What the exercise asks:
Go through the material and write it all out exactly, minus the pictures.

Supplied data:
======

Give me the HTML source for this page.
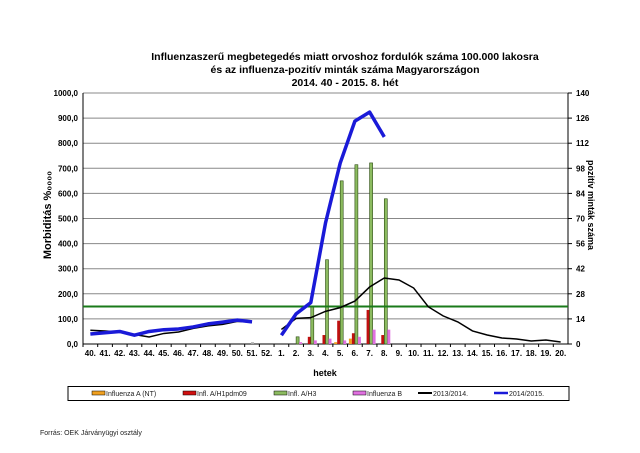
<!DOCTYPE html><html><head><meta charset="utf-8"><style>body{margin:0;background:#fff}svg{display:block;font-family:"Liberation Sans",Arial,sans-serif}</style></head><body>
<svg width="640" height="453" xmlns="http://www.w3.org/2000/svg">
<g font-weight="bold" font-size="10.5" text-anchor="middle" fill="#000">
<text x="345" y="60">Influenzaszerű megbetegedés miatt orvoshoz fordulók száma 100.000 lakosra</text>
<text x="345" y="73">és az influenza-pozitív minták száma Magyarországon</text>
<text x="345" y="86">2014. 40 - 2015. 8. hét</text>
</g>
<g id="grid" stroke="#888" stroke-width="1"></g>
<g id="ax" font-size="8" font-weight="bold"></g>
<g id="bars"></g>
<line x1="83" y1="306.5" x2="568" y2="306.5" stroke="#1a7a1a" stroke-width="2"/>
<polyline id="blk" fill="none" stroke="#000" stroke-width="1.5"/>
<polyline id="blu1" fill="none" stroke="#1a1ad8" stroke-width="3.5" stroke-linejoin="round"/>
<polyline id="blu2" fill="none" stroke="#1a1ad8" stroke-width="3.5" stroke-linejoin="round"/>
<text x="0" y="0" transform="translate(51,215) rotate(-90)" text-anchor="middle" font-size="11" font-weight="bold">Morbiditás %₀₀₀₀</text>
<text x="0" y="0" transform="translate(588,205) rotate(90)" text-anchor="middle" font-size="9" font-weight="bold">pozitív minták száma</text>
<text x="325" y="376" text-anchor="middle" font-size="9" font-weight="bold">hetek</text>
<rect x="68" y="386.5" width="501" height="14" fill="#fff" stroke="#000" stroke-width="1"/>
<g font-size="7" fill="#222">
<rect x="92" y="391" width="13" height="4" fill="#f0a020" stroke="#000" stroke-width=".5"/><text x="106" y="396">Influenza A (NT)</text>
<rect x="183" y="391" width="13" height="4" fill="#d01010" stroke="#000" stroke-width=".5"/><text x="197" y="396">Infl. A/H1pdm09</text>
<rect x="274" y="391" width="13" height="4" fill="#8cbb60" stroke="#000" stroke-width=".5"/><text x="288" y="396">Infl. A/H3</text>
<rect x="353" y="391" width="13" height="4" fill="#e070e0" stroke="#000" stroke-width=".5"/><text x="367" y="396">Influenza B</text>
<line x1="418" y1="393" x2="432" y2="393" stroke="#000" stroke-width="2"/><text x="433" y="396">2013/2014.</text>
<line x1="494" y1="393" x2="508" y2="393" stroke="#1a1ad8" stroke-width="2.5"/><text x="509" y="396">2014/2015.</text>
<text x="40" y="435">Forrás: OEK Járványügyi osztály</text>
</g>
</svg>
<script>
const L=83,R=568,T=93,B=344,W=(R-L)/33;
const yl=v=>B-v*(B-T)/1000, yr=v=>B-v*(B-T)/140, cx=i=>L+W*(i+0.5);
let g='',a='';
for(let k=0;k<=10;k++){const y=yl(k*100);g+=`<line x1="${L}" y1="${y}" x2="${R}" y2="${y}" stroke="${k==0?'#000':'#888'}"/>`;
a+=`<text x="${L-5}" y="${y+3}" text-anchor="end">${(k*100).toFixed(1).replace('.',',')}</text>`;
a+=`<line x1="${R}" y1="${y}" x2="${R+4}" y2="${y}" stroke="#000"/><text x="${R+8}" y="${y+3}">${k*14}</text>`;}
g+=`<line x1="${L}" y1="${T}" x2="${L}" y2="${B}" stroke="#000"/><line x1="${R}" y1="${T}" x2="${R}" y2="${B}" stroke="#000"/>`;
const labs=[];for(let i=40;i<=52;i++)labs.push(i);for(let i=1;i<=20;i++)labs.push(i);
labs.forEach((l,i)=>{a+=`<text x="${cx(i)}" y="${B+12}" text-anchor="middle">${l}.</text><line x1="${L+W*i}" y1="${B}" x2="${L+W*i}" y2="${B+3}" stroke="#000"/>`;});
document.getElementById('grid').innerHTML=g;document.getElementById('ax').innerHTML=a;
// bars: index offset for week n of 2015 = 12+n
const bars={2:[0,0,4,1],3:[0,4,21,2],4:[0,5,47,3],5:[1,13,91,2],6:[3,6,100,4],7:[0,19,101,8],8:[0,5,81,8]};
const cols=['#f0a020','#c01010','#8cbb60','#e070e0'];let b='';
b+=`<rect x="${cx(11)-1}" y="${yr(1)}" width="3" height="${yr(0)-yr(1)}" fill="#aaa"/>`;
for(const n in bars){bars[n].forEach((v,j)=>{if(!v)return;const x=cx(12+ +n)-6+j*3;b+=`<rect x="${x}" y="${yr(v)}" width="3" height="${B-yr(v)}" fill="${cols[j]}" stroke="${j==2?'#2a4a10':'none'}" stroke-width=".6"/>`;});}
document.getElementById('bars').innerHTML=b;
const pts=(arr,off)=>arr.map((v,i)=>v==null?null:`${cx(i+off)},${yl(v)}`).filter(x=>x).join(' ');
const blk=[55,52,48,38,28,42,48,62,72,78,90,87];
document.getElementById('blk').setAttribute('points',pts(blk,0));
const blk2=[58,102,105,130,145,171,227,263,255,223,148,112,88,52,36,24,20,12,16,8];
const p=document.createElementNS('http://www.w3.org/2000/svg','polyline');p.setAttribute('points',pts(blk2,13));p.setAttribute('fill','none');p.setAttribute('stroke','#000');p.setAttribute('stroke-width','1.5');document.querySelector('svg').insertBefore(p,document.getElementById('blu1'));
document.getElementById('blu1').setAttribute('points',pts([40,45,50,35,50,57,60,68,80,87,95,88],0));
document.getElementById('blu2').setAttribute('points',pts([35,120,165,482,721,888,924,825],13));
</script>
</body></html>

======

Solution:
Give me the HTML source for this page.
<!DOCTYPE html><html><head><meta charset="utf-8"><style>body{margin:0;background:#fff}svg{display:block;font-family:"Liberation Sans",Arial,sans-serif}</style></head><body>
<svg width="640" height="453" xmlns="http://www.w3.org/2000/svg">
<g font-weight="bold" font-size="10.5" text-anchor="middle" fill="#000">
<text x="345" y="60">Influenzaszerű megbetegedés miatt orvoshoz fordulók száma 100.000 lakosra</text>
<text x="345" y="73">és az influenza-pozitív minták száma Magyarországon</text>
<text x="345" y="86">2014. 40 - 2015. 8. hét</text>
</g>
<g id="grid" stroke="#888" stroke-width="1"></g>
<g id="ax" font-size="8" font-weight="bold"></g>
<g id="bars"></g>
<line x1="83" y1="306.5" x2="568" y2="306.5" stroke="#1a7a1a" stroke-width="2"/>
<polyline id="blk" fill="none" stroke="#000" stroke-width="1.5"/>
<polyline id="blu1" fill="none" stroke="#1a1ad8" stroke-width="3.5" stroke-linejoin="round"/>
<polyline id="blu2" fill="none" stroke="#1a1ad8" stroke-width="3.5" stroke-linejoin="round"/>
<text x="0" y="0" transform="translate(51,215) rotate(-90)" text-anchor="middle" font-size="11" font-weight="bold">Morbiditás %₀₀₀₀</text>
<text x="0" y="0" transform="translate(588,205) rotate(90)" text-anchor="middle" font-size="9" font-weight="bold">pozitív minták száma</text>
<text x="325" y="376" text-anchor="middle" font-size="9" font-weight="bold">hetek</text>
<rect x="68" y="386.5" width="501" height="14" fill="#fff" stroke="#000" stroke-width="1"/>
<g font-size="7" fill="#222">
<rect x="92" y="391" width="13" height="4" fill="#f0a020" stroke="#000" stroke-width=".5"/><text x="106" y="396">Influenza A (NT)</text>
<rect x="183" y="391" width="13" height="4" fill="#d01010" stroke="#000" stroke-width=".5"/><text x="197" y="396">Infl. A/H1pdm09</text>
<rect x="274" y="391" width="13" height="4" fill="#8cbb60" stroke="#000" stroke-width=".5"/><text x="288" y="396">Infl. A/H3</text>
<rect x="353" y="391" width="13" height="4" fill="#e070e0" stroke="#000" stroke-width=".5"/><text x="367" y="396">Influenza B</text>
<line x1="418" y1="393" x2="432" y2="393" stroke="#000" stroke-width="2"/><text x="433" y="396">2013/2014.</text>
<line x1="494" y1="393" x2="508" y2="393" stroke="#1a1ad8" stroke-width="2.5"/><text x="509" y="396">2014/2015.</text>
<text x="40" y="435">Forrás: OEK Járványügyi osztály</text>
</g>
</svg>
<script>
const L=83,R=568,T=93,B=344,W=(R-L)/33;
const yl=v=>B-v*(B-T)/1000, yr=v=>B-v*(B-T)/140, cx=i=>L+W*(i+0.5);
let g='',a='';
for(let k=0;k<=10;k++){const y=yl(k*100);g+=`<line x1="${L}" y1="${y}" x2="${R}" y2="${y}" stroke="${k==0?'#000':'#888'}"/>`;
a+=`<text x="${L-5}" y="${y+3}" text-anchor="end">${(k*100).toFixed(1).replace('.',',')}</text>`;
a+=`<line x1="${R}" y1="${y}" x2="${R+4}" y2="${y}" stroke="#000"/><text x="${R+8}" y="${y+3}">${k*14}</text>`;}
g+=`<line x1="${L}" y1="${T}" x2="${L}" y2="${B}" stroke="#000"/><line x1="${R}" y1="${T}" x2="${R}" y2="${B}" stroke="#000"/>`;
const labs=[];for(let i=40;i<=52;i++)labs.push(i);for(let i=1;i<=20;i++)labs.push(i);
labs.forEach((l,i)=>{a+=`<text x="${cx(i)}" y="${B+12}" text-anchor="middle">${l}.</text><line x1="${L+W*i}" y1="${B}" x2="${L+W*i}" y2="${B+3}" stroke="#000"/>`;});
document.getElementById('grid').innerHTML=g;document.getElementById('ax').innerHTML=a;
// bars: index offset for week n of 2015 = 12+n
const bars={2:[0,0,4,1],3:[0,4,21,2],4:[0,5,47,3],5:[1,13,91,2],6:[3,6,100,4],7:[0,19,101,8],8:[0,5,81,8]};
const cols=['#f0a020','#c01010','#8cbb60','#e070e0'];let b='';
b+=`<rect x="${cx(11)-1}" y="${yr(1)}" width="3" height="${yr(0)-yr(1)}" fill="#aaa"/>`;
for(const n in bars){bars[n].forEach((v,j)=>{if(!v)return;const x=cx(12+ +n)-6+j*3;b+=`<rect x="${x}" y="${yr(v)}" width="3" height="${B-yr(v)}" fill="${cols[j]}" stroke="${j==2?'#2a4a10':'none'}" stroke-width=".6"/>`;});}
document.getElementById('bars').innerHTML=b;
const pts=(arr,off)=>arr.map((v,i)=>v==null?null:`${cx(i+off)},${yl(v)}`).filter(x=>x).join(' ');
const blk=[55,52,48,38,28,42,48,62,72,78,90,87];
document.getElementById('blk').setAttribute('points',pts(blk,0));
const blk2=[58,102,105,130,145,171,227,263,255,223,148,112,88,52,36,24,20,12,16,8];
const p=document.createElementNS('http://www.w3.org/2000/svg','polyline');p.setAttribute('points',pts(blk2,13));p.setAttribute('fill','none');p.setAttribute('stroke','#000');p.setAttribute('stroke-width','1.5');document.querySelector('svg').insertBefore(p,document.getElementById('blu1'));
document.getElementById('blu1').setAttribute('points',pts([40,45,50,35,50,57,60,68,80,87,95,88],0));
document.getElementById('blu2').setAttribute('points',pts([35,120,165,482,721,888,924,825],13));
</script>
</body></html>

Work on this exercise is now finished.